It is greed. Plain and simple, did I buy the song? Yep, do I have it on my hard drive? Yep, what right do they have to say I cant stream it to all my personal devices?
They don't have a right. They've put it to MS and Apple that they don't want this to happen, and MS and Apple have said, "Okay then".
It's still not "greedy". You, I, and all of these companies are well aware that if we choose to, millions of us can figure out how to get anything we want for free, from a wide range of avenues. All of us know that customers continue to buy music because lots of people are nice, and choose to do that anyway in order to support the artists.
However, things aren't going well these days, and attempts to preserve profit aren't greed. The boss of Warner Music takes home the same paycheck for the job - he doesn't get an extra floor built on his mansion this year if he prevents cloud storage services from allowing distribution of Ed Sheeran. A small indie label's staff don't get a pay rise for protecting their artists' revenues. However, failure to prevent losses could cripple the company. Very few labels in the world have the ability to resize without sweating, and many would be and have been killed outright by destabilising market effects.
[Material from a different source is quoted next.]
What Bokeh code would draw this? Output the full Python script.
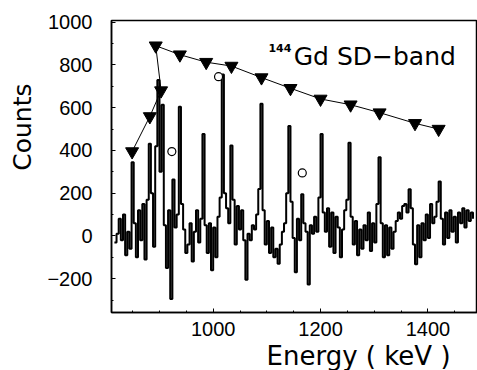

Labels must also consider the needs of the remaining retailers and distributors. Modernisation is important, but so are the traditional networks. Big changes in technology are a problem, and the ideal thing for the industry is adaptation that happens slowly and can be eased into. Of course it looks like they're fighting a losing battle - in all probability, that's exactly what this is. But music fans ought to worry about what happens to the culture unless we emerge out of the other side with a solid business plan in place. If there is nothing, if we are just dropped into an open system, then perhaps all we will have left is a live music industry (reducing the likelihood of investment in lengthy creative studio recordings, leaving too many musicians struggling for a share of a much smaller market, cutting off huge chunks of culture which aren't suited to live performance, and so on).